Correlation Street

September 10th, 2009 by Rob Hale Leave a reply »

I mentioned to a few people at the recent AAIR Load Management SIG that I believed there were some leading indicators that might be useful in gauging demand and therefore load way ahead of the actual enrolment process.  I’ve had this hunch for a long time but hadn’t quite managed to find the time to see if it was true.

Well, yesterday I did a little bit of digging and I think the results are quite interesting, almost exciting even.  Just to back up a little, the issue we have is being able to understand the main variable of load forecasting - the commencing student intake (we can get the continuing numbers through the use of retention statistics).

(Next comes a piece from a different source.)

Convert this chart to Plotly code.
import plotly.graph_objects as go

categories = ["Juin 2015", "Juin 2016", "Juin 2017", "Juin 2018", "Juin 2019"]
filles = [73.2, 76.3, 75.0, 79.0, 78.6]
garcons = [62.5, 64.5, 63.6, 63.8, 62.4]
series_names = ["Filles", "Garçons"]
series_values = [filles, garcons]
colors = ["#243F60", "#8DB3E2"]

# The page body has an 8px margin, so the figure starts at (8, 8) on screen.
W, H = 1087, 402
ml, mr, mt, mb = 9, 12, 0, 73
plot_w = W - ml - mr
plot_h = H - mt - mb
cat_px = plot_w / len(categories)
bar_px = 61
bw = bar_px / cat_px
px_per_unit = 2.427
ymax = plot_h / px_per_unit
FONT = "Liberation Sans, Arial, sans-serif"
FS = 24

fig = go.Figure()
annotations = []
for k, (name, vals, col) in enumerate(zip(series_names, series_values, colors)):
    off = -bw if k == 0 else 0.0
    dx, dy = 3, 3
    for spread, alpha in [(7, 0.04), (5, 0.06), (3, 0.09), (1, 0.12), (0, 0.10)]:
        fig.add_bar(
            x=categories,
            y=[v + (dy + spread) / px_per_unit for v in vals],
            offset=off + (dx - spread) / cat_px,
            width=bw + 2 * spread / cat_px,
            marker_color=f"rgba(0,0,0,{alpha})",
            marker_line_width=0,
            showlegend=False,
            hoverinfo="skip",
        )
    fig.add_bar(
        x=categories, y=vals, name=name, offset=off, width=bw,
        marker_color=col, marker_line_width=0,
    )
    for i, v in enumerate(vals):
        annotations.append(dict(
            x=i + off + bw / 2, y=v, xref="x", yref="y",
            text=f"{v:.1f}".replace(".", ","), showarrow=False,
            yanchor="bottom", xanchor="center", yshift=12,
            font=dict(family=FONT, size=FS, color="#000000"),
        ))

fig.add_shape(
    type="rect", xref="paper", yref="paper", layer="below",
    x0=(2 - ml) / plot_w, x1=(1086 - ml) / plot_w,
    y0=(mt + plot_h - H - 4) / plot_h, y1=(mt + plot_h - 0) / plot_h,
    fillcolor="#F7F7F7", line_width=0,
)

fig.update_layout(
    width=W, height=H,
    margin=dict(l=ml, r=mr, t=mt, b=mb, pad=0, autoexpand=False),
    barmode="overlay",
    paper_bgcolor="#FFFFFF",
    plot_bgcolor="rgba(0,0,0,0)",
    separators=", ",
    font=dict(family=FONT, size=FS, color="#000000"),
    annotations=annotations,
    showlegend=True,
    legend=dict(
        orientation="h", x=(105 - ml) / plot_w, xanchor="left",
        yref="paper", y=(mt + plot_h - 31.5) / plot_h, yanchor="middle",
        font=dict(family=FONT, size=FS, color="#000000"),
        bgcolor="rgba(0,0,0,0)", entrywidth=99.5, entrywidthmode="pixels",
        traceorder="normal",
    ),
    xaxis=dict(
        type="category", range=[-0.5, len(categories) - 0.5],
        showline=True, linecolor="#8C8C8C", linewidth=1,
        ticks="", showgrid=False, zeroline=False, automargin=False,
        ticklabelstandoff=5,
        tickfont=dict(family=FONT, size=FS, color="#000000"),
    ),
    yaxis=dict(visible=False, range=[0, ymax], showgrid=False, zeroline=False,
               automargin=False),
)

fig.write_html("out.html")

Right now we’re concerned with the main 2010 first semester intake, the census date for which is way off into the future (March 31st next year).  At that point we will know what our commencing load and income will be.  Until then it is all down to the black art of load forecasting - or is it?

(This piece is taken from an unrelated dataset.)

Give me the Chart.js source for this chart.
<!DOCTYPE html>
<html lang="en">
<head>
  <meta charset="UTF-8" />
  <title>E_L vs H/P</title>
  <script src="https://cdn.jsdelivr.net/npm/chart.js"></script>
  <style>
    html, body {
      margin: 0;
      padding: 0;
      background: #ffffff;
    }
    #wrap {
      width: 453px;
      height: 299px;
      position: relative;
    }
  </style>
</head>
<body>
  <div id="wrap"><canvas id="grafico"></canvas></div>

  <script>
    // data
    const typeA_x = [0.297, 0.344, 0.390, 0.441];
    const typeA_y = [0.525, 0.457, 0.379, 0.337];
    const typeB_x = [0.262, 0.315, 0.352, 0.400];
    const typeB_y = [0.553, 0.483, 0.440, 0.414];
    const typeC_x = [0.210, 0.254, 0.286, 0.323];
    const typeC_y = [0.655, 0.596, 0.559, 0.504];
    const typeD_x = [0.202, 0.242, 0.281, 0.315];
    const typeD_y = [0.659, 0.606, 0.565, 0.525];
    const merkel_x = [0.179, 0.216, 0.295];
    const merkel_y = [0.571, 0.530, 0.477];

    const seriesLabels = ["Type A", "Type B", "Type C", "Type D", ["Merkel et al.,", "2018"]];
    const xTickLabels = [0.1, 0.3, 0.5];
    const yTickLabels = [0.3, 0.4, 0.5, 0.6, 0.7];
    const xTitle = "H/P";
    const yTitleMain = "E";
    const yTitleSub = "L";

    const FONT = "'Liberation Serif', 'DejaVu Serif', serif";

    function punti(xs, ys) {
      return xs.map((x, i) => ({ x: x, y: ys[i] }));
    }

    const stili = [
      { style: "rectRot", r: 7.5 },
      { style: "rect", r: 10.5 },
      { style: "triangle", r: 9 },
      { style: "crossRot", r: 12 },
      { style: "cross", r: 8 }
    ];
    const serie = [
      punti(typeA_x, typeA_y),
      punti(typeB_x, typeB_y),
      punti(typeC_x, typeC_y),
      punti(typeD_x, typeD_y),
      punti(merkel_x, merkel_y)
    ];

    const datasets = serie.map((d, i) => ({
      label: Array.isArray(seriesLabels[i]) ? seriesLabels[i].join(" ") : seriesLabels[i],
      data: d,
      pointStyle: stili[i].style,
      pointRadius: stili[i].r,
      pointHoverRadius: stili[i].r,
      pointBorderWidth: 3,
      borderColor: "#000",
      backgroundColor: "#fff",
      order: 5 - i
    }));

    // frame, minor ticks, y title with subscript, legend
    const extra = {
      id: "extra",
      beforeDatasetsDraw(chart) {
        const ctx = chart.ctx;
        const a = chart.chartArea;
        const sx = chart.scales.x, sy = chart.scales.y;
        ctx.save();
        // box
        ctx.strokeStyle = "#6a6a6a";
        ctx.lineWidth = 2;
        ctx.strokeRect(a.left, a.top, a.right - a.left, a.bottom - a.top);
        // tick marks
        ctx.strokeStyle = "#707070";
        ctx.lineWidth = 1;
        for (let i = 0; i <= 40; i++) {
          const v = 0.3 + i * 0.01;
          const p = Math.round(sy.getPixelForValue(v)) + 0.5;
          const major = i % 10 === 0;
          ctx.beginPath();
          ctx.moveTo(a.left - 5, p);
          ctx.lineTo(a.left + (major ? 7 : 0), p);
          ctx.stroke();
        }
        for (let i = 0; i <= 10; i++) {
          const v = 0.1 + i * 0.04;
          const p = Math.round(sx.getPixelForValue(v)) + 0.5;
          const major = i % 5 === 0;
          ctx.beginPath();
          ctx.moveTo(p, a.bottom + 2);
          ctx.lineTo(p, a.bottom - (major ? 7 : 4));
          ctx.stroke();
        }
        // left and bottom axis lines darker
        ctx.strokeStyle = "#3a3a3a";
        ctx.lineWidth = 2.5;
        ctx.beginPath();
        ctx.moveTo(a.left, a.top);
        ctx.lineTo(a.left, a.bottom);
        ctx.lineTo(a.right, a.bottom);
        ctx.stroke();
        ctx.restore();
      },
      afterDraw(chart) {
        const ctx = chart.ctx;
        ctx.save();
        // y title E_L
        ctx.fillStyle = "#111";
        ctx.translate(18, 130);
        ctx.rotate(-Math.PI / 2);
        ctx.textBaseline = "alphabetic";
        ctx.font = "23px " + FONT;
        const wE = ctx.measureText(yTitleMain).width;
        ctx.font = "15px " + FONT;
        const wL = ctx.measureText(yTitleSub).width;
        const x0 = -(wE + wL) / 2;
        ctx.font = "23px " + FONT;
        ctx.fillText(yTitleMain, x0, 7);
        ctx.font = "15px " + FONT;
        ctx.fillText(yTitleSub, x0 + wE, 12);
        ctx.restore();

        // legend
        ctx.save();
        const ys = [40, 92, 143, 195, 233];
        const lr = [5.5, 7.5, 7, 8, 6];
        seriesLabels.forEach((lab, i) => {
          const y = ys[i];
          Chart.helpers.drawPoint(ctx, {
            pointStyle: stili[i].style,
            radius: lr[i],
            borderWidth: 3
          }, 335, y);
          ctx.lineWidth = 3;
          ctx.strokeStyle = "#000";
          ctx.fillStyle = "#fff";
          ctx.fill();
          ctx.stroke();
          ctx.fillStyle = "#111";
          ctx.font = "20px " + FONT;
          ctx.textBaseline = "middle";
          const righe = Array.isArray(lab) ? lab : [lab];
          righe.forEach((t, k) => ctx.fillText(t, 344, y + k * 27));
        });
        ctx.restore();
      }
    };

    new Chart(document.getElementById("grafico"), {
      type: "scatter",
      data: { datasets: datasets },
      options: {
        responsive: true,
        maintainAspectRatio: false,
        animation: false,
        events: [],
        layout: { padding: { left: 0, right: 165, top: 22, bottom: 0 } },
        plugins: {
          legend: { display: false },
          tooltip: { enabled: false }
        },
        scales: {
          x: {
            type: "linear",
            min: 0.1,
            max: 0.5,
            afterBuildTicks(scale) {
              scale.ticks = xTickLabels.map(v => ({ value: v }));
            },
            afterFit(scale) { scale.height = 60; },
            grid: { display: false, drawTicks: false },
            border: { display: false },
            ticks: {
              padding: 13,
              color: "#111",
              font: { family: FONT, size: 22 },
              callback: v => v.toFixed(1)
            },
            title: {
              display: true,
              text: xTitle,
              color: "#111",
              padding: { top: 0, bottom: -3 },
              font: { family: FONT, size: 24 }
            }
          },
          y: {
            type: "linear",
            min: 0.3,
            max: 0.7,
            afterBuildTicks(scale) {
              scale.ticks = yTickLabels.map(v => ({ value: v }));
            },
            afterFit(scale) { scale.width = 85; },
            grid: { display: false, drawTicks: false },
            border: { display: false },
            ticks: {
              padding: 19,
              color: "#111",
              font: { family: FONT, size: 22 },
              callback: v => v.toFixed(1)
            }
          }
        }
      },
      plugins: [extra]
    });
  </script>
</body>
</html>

If we look at admission applications and compare the numbers with the eventual enrolments we find a pretty good correlation.  Here is how things ended up for us last year in terms of commencing students, each dot represents a course.  This data however shows all admissions for last year and all eventual enrolments.  I need to do an ‘on this day last year’ comparison to see if this is truly a leading indicator this far ahead of time, but either way it gives us a high confidence level at least a month or so ahead of census date.

picture-13

But here’s where it gets really interesting.  What if we look at leading indicators of admission activity?  We’re talking about demand generation here, the interest in a subject that ultimately becomes translated into an enrolment if we achieve conversion in Marketing speak.

So what might it look like if we took the number of course searches carried out ahead of the up-coming admission and enrolment period?  Might this show some relation to the eventual enrolment?  Well I think it does.

picture-11

The above chart shows the number of course searches in the month of September 2008 compared to the subsequent final enroloment in that same course at March 31st 2009, that is over 7 months into the future.

At this stage the figures are pretty rough and the process is quite manual but it only took a couple of hours yesterday to do this and I think the chart speaks for itself.

The other great thing about course and indeed unit searches is that they are high in volume.  We’ve been capturing this data since September 2007 and have over 9.2 million individual searches.

So the next step in our quest for automated and dynamic load forecasting is to somehow use these leading indicators to bring perhaps just a little systems input to bear on the mysterious black art.  Hopefully, (much) more (very) soon…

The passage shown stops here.